What you need to do: Give back exactly the lines from the beginning of the listing below to the line holding "from matplotlib.lines import Line2D", both ends included; the pictures stay out.

— begin Recorded information —

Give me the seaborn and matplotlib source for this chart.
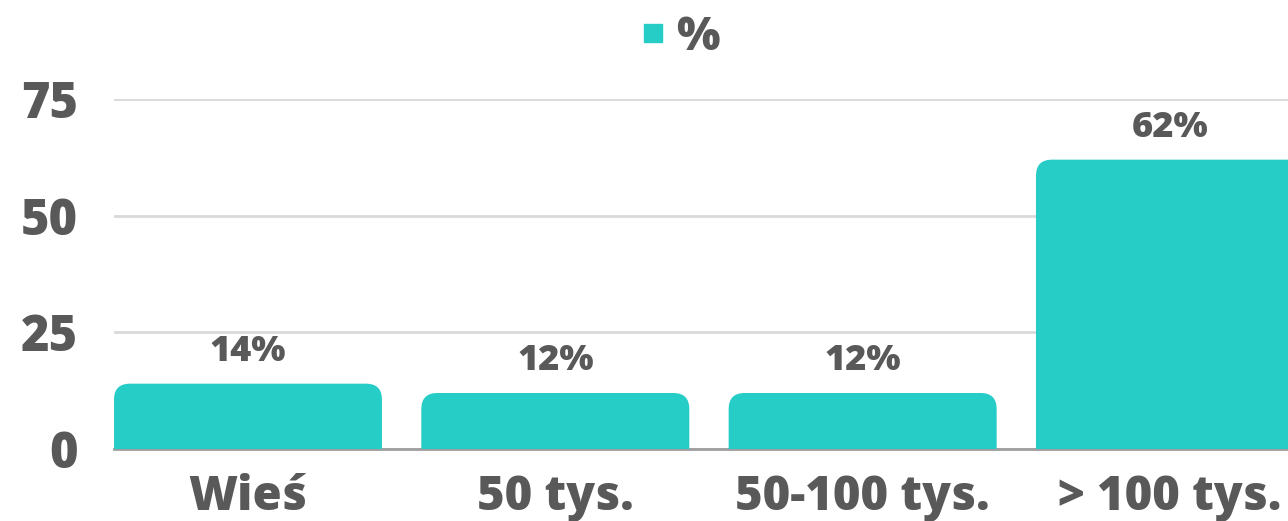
import numpy as np
import pandas as pd
import matplotlib
matplotlib.use("Agg")
import matplotlib.pyplot as plt
import seaborn as sns
from matplotlib.patches import FancyBboxPatch
from matplotlib.lines import Line2D

categories = ["Wieś", "50 tys.", "50-100 tys.", "> 100 tys."]
values = [14, 12, 12, 62]
yticks = [0, 25, 50, 75]
series_name = "%"

teal = "#26CDC7"
text_col = "#595959"
W = 800  # extra bold look

sns.set_theme(style="white")
plt.rcParams["font.family"] = ["Open Sans", "DejaVu Sans"]
plt.rcParams["font.weight"] = W

df = pd.DataFrame({"cat": categories, "val": values})

fig = plt.figure(figsize=(12.88, 5.21), dpi=100)
ax = fig.add_axes([0.0885, 0.1382, 0.9115, 0.6718])

sns.barplot(data=df, x="cat", y="val", color=teal, width=0.872, saturation=1, ax=ax)
ax.set_xlim(-0.436, 3.384)
ax.set_ylim(0, 75)

# rounded tops: swap the seaborn rectangles for rounded boxes
fig.canvas.draw()
px_x = ax.transData.transform((1, 0))[0] - ax.transData.transform((0, 0))[0]
px_y = ax.transData.transform((0, 1))[1] - ax.transData.transform((0, 0))[1]
r_px = 16
r_x = r_px / px_x
aspect = px_x / px_y
r_y = r_x * aspect
for p in ax.patches[:len(values)]:
    x, w, h = p.get_x(), p.get_width(), p.get_height()
    p.set_visible(False)
    box = FancyBboxPatch((x, -r_y), w, h + r_y,
                         boxstyle=f"round,pad=0,rounding_size={r_x}",
                         mutation_aspect=aspect, facecolor=teal,
                         edgecolor="none", zorder=3)
    ax.add_patch(box)

ax.bar_label(ax.containers[0], labels=[f"{v}%" for v in values], padding=10,
             fontsize=26, color=text_col, fontweight=W)

ax.set_yticks(yticks)
ax.yaxis.grid(True, color="#d9d9d9", linewidth=2)
ax.set_axisbelow(True)
for s in ["top", "right", "left"]:
    ax.spines[s].set_visible(False)
ax.spines["bottom"].set_color("#9e9e9e")
ax.spines["bottom"].set_linewidth(2)
ax.spines["bottom"].set_zorder(2)

ax.tick_params(axis="y", length=0, pad=26, labelsize=35, labelcolor=text_col)
ax.tick_params(axis="x", length=0, pad=18, labelsize=34, labelcolor=text_col)
for t in ax.get_xticklabels() + ax.get_yticklabels():
    t.set_fontweight(W)
ax.set_xlabel("")
ax.set_ylabel("")

handle = Line2D([], [], marker="s", linestyle="none", markersize=13,
                markerfacecolor=teal, markeredgecolor=teal)
fig.legend([handle], [series_name], loc="center", bbox_to_anchor=(0.524, 0.928),
           frameon=False, handletextpad=0.0, handlelength=1.0,
           prop={"size": 33, "weight": W}, labelcolor=text_col)

fig.savefig("out.png", dpi=100)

— end Recorded information —

Final result:
Give me the seaborn and matplotlib source for this chart.
import numpy as np
import pandas as pd
import matplotlib
matplotlib.use("Agg")
import matplotlib.pyplot as plt
import seaborn as sns
from matplotlib.patches import FancyBboxPatch
from matplotlib.lines import Line2D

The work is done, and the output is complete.